>> begin

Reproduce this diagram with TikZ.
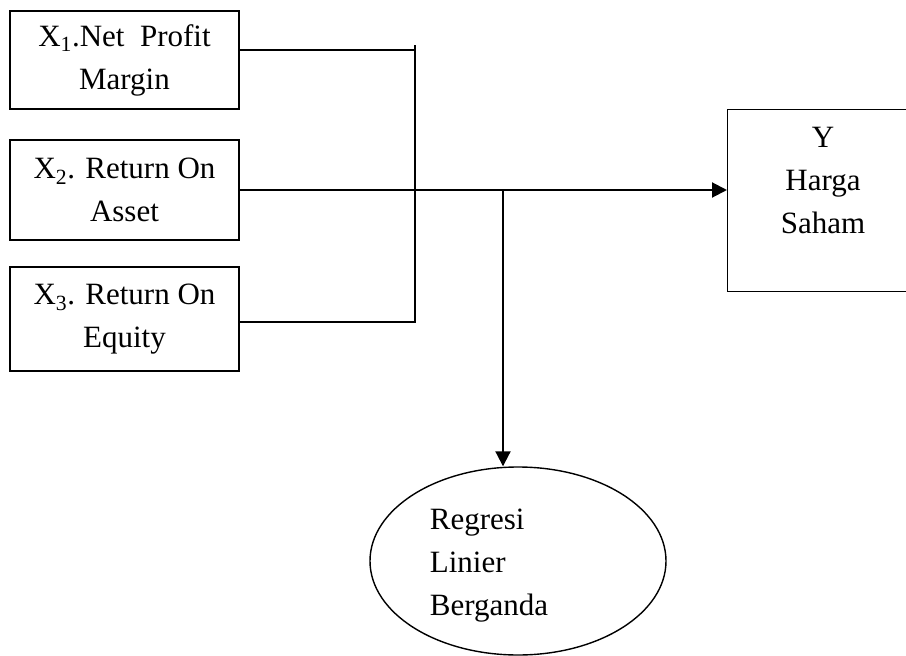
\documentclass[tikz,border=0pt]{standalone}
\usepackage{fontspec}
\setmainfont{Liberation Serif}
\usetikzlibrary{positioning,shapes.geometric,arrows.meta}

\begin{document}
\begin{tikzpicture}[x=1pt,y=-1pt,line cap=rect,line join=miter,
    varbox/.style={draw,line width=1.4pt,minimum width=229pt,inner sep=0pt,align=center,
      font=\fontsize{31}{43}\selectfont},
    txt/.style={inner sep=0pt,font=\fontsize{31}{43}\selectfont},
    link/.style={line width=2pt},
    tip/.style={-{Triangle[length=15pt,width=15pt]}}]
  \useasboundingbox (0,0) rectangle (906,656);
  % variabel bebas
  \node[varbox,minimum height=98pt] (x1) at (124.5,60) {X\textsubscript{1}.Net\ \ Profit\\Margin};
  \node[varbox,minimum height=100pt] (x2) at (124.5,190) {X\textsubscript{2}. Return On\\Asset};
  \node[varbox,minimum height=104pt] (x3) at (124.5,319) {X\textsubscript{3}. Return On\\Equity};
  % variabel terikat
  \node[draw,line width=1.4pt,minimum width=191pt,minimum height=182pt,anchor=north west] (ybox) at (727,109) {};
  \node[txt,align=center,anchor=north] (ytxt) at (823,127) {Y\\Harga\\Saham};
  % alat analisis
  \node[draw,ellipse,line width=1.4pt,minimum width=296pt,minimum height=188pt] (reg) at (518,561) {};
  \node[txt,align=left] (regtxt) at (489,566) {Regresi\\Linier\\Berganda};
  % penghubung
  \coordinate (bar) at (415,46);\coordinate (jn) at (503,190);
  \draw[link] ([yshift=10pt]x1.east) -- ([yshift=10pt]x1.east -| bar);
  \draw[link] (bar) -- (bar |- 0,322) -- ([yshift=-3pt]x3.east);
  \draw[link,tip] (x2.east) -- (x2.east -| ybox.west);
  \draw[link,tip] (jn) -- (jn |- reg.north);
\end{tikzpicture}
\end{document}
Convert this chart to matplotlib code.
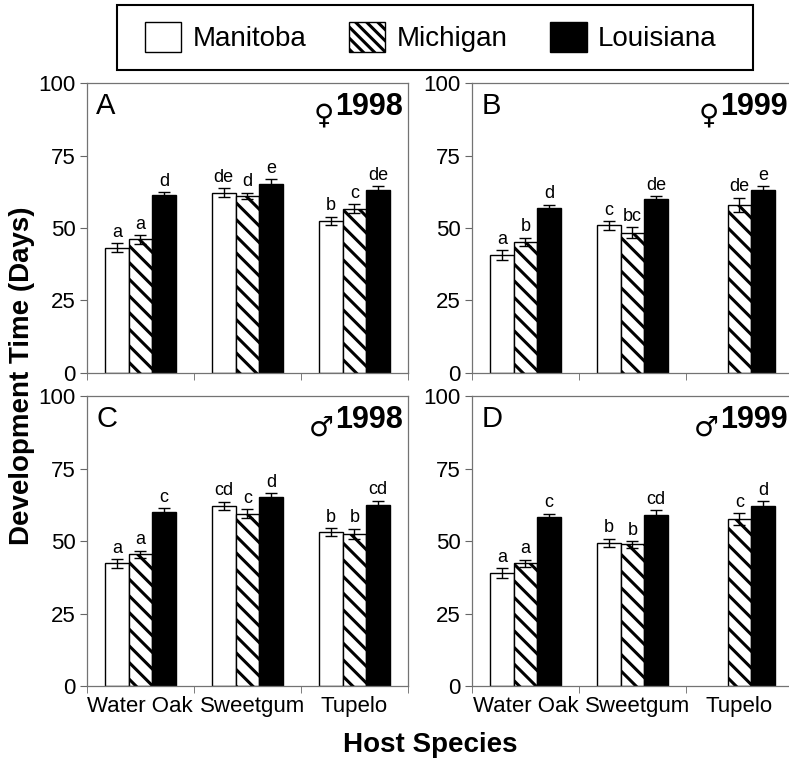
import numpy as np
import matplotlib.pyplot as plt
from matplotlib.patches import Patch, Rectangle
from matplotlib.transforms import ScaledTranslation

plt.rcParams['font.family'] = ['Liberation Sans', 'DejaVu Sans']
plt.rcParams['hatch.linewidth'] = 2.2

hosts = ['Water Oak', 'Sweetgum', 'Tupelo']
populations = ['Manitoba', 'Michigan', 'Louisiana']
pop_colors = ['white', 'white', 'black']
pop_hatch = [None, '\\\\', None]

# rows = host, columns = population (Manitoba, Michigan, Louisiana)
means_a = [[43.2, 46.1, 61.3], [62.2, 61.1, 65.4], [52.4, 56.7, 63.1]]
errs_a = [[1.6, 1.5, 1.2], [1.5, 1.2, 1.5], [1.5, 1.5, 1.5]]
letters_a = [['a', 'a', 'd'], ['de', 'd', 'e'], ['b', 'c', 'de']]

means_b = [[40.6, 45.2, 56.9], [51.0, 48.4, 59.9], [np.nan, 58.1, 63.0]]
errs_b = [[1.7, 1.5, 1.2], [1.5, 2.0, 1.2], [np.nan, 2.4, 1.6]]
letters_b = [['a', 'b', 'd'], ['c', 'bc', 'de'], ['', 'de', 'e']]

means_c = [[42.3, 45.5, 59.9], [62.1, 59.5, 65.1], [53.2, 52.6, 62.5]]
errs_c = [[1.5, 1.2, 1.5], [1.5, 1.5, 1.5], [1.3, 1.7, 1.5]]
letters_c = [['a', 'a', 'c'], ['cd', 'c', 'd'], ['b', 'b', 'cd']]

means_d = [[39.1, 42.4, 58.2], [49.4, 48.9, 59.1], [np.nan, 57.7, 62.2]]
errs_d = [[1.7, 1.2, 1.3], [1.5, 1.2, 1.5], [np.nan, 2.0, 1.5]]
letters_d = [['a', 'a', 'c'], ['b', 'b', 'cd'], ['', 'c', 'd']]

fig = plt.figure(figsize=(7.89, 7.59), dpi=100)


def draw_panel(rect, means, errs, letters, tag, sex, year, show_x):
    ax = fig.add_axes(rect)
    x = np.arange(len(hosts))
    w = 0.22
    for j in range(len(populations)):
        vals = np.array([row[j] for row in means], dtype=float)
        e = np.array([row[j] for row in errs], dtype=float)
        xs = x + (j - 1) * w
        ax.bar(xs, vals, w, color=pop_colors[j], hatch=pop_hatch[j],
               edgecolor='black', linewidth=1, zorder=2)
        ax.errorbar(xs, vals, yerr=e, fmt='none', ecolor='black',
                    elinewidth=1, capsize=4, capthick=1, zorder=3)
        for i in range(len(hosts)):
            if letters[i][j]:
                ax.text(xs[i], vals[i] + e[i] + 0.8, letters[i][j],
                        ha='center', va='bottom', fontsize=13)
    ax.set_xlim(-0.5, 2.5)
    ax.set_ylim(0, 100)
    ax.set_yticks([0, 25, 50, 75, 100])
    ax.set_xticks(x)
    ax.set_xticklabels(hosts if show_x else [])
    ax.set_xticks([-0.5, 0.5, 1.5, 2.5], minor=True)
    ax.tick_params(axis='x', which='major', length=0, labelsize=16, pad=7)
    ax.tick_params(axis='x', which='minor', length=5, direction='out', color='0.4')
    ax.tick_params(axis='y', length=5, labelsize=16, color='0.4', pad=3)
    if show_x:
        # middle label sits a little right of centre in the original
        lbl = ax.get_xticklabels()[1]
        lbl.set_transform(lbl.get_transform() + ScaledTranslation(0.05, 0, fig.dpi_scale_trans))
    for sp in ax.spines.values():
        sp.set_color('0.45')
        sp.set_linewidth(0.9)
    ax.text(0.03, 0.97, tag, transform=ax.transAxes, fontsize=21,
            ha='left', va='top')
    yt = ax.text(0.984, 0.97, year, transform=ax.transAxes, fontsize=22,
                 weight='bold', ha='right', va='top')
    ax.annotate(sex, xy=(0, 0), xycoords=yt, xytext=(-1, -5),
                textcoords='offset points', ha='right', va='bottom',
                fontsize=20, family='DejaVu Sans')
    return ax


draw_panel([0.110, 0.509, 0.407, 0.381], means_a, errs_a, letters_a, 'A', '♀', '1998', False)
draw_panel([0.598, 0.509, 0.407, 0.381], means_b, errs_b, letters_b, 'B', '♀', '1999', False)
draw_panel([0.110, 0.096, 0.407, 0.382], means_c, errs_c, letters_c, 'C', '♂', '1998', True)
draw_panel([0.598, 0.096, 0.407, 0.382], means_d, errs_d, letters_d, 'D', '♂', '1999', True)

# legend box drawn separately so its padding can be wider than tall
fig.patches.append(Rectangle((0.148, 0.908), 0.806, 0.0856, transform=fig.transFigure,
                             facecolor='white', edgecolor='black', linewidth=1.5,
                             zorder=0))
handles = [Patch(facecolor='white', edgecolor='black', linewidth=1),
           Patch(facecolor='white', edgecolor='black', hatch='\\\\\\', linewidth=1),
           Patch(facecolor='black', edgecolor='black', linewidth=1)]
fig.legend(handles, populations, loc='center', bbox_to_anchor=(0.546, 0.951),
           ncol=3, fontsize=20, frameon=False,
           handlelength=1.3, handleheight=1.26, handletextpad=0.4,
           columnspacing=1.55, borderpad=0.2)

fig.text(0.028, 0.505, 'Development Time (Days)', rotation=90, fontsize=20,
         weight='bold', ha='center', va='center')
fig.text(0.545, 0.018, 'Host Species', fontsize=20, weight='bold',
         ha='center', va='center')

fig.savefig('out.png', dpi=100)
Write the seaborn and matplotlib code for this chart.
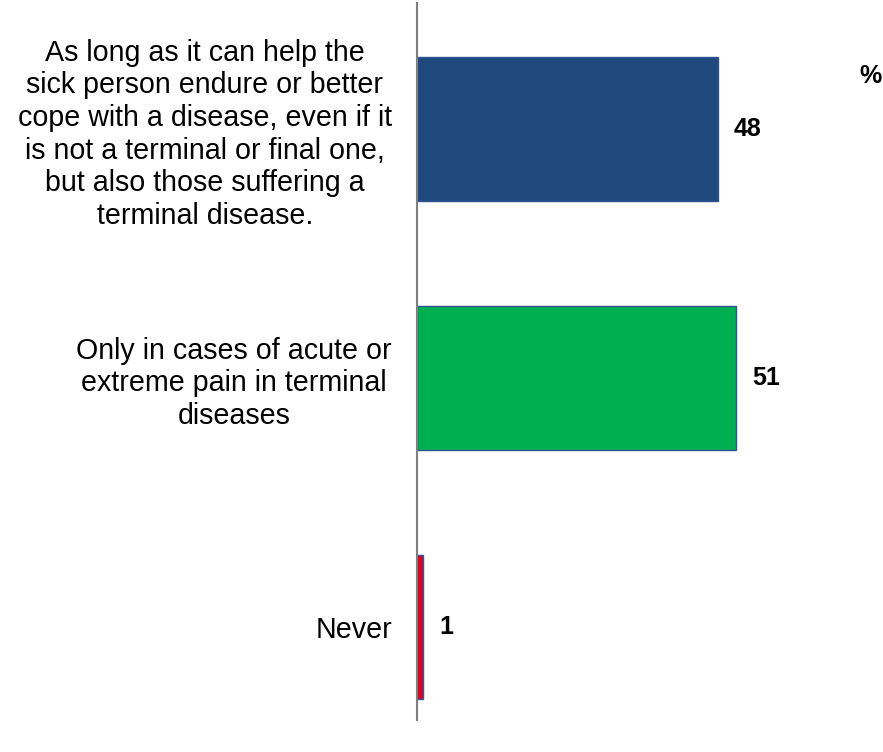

>> end

GIVEN REQUEST
Print the listing above in full, exactly as written. Omit any pictures.

TASK SOLUTION
Reproduce this diagram with TikZ.
\documentclass[tikz,border=0pt]{standalone}
\usepackage{fontspec}
\setmainfont{Liberation Serif}
\usetikzlibrary{positioning,shapes.geometric,arrows.meta}

\begin{document}
\begin{tikzpicture}[x=1pt,y=-1pt,line cap=rect,line join=miter,
    varbox/.style={draw,line width=1.4pt,minimum width=229pt,inner sep=0pt,align=center,
      font=\fontsize{31}{43}\selectfont},
    txt/.style={inner sep=0pt,font=\fontsize{31}{43}\selectfont},
    link/.style={line width=2pt},
    tip/.style={-{Triangle[length=15pt,width=15pt]}}]
  \useasboundingbox (0,0) rectangle (906,656);
  % variabel bebas
  \node[varbox,minimum height=98pt] (x1) at (124.5,60) {X\textsubscript{1}.Net\ \ Profit\\Margin};
  \node[varbox,minimum height=100pt] (x2) at (124.5,190) {X\textsubscript{2}. Return On\\Asset};
  \node[varbox,minimum height=104pt] (x3) at (124.5,319) {X\textsubscript{3}. Return On\\Equity};
  % variabel terikat
  \node[draw,line width=1.4pt,minimum width=191pt,minimum height=182pt,anchor=north west] (ybox) at (727,109) {};
  \node[txt,align=center,anchor=north] (ytxt) at (823,127) {Y\\Harga\\Saham};
  % alat analisis
  \node[draw,ellipse,line width=1.4pt,minimum width=296pt,minimum height=188pt] (reg) at (518,561) {};
  \node[txt,align=left] (regtxt) at (489,566) {Regresi\\Linier\\Berganda};
  % penghubung
  \coordinate (bar) at (415,46);\coordinate (jn) at (503,190);
  \draw[link] ([yshift=10pt]x1.east) -- ([yshift=10pt]x1.east -| bar);
  \draw[link] (bar) -- (bar |- 0,322) -- ([yshift=-3pt]x3.east);
  \draw[link,tip] (x2.east) -- (x2.east -| ybox.west);
  \draw[link,tip] (jn) -- (jn |- reg.north);
\end{tikzpicture}
\end{document}
Convert this chart to matplotlib code.
import numpy as np
import matplotlib.pyplot as plt
from matplotlib.patches import Patch, Rectangle
from matplotlib.transforms import ScaledTranslation

plt.rcParams['font.family'] = ['Liberation Sans', 'DejaVu Sans']
plt.rcParams['hatch.linewidth'] = 2.2

hosts = ['Water Oak', 'Sweetgum', 'Tupelo']
populations = ['Manitoba', 'Michigan', 'Louisiana']
pop_colors = ['white', 'white', 'black']
pop_hatch = [None, '\\\\', None]

# rows = host, columns = population (Manitoba, Michigan, Louisiana)
means_a = [[43.2, 46.1, 61.3], [62.2, 61.1, 65.4], [52.4, 56.7, 63.1]]
errs_a = [[1.6, 1.5, 1.2], [1.5, 1.2, 1.5], [1.5, 1.5, 1.5]]
letters_a = [['a', 'a', 'd'], ['de', 'd', 'e'], ['b', 'c', 'de']]

means_b = [[40.6, 45.2, 56.9], [51.0, 48.4, 59.9], [np.nan, 58.1, 63.0]]
errs_b = [[1.7, 1.5, 1.2], [1.5, 2.0, 1.2], [np.nan, 2.4, 1.6]]
letters_b = [['a', 'b', 'd'], ['c', 'bc', 'de'], ['', 'de', 'e']]

means_c = [[42.3, 45.5, 59.9], [62.1, 59.5, 65.1], [53.2, 52.6, 62.5]]
errs_c = [[1.5, 1.2, 1.5], [1.5, 1.5, 1.5], [1.3, 1.7, 1.5]]
letters_c = [['a', 'a', 'c'], ['cd', 'c', 'd'], ['b', 'b', 'cd']]

means_d = [[39.1, 42.4, 58.2], [49.4, 48.9, 59.1], [np.nan, 57.7, 62.2]]
errs_d = [[1.7, 1.2, 1.3], [1.5, 1.2, 1.5], [np.nan, 2.0, 1.5]]
letters_d = [['a', 'a', 'c'], ['b', 'b', 'cd'], ['', 'c', 'd']]

fig = plt.figure(figsize=(7.89, 7.59), dpi=100)


def draw_panel(rect, means, errs, letters, tag, sex, year, show_x):
    ax = fig.add_axes(rect)
    x = np.arange(len(hosts))
    w = 0.22
    for j in range(len(populations)):
        vals = np.array([row[j] for row in means], dtype=float)
        e = np.array([row[j] for row in errs], dtype=float)
        xs = x + (j - 1) * w
        ax.bar(xs, vals, w, color=pop_colors[j], hatch=pop_hatch[j],
               edgecolor='black', linewidth=1, zorder=2)
        ax.errorbar(xs, vals, yerr=e, fmt='none', ecolor='black',
                    elinewidth=1, capsize=4, capthick=1, zorder=3)
        for i in range(len(hosts)):
            if letters[i][j]:
                ax.text(xs[i], vals[i] + e[i] + 0.8, letters[i][j],
                        ha='center', va='bottom', fontsize=13)
    ax.set_xlim(-0.5, 2.5)
    ax.set_ylim(0, 100)
    ax.set_yticks([0, 25, 50, 75, 100])
    ax.set_xticks(x)
    ax.set_xticklabels(hosts if show_x else [])
    ax.set_xticks([-0.5, 0.5, 1.5, 2.5], minor=True)
    ax.tick_params(axis='x', which='major', length=0, labelsize=16, pad=7)
    ax.tick_params(axis='x', which='minor', length=5, direction='out', color='0.4')
    ax.tick_params(axis='y', length=5, labelsize=16, color='0.4', pad=3)
    if show_x:
        # middle label sits a little right of centre in the original
        lbl = ax.get_xticklabels()[1]
        lbl.set_transform(lbl.get_transform() + ScaledTranslation(0.05, 0, fig.dpi_scale_trans))
    for sp in ax.spines.values():
        sp.set_color('0.45')
        sp.set_linewidth(0.9)
    ax.text(0.03, 0.97, tag, transform=ax.transAxes, fontsize=21,
            ha='left', va='top')
    yt = ax.text(0.984, 0.97, year, transform=ax.transAxes, fontsize=22,
                 weight='bold', ha='right', va='top')
    ax.annotate(sex, xy=(0, 0), xycoords=yt, xytext=(-1, -5),
                textcoords='offset points', ha='right', va='bottom',
                fontsize=20, family='DejaVu Sans')
    return ax


draw_panel([0.110, 0.509, 0.407, 0.381], means_a, errs_a, letters_a, 'A', '♀', '1998', False)
draw_panel([0.598, 0.509, 0.407, 0.381], means_b, errs_b, letters_b, 'B', '♀', '1999', False)
draw_panel([0.110, 0.096, 0.407, 0.382], means_c, errs_c, letters_c, 'C', '♂', '1998', True)
draw_panel([0.598, 0.096, 0.407, 0.382], means_d, errs_d, letters_d, 'D', '♂', '1999', True)

# legend box drawn separately so its padding can be wider than tall
fig.patches.append(Rectangle((0.148, 0.908), 0.806, 0.0856, transform=fig.transFigure,
                             facecolor='white', edgecolor='black', linewidth=1.5,
                             zorder=0))
handles = [Patch(facecolor='white', edgecolor='black', linewidth=1),
           Patch(facecolor='white', edgecolor='black', hatch='\\\\\\', linewidth=1),
           Patch(facecolor='black', edgecolor='black', linewidth=1)]
fig.legend(handles, populations, loc='center', bbox_to_anchor=(0.546, 0.951),
           ncol=3, fontsize=20, frameon=False,
           handlelength=1.3, handleheight=1.26, handletextpad=0.4,
           columnspacing=1.55, borderpad=0.2)

fig.text(0.028, 0.505, 'Development Time (Days)', rotation=90, fontsize=20,
         weight='bold', ha='center', va='center')
fig.text(0.545, 0.018, 'Host Species', fontsize=20, weight='bold',
         ha='center', va='center')

fig.savefig('out.png', dpi=100)
Write the seaborn and matplotlib code for this chart.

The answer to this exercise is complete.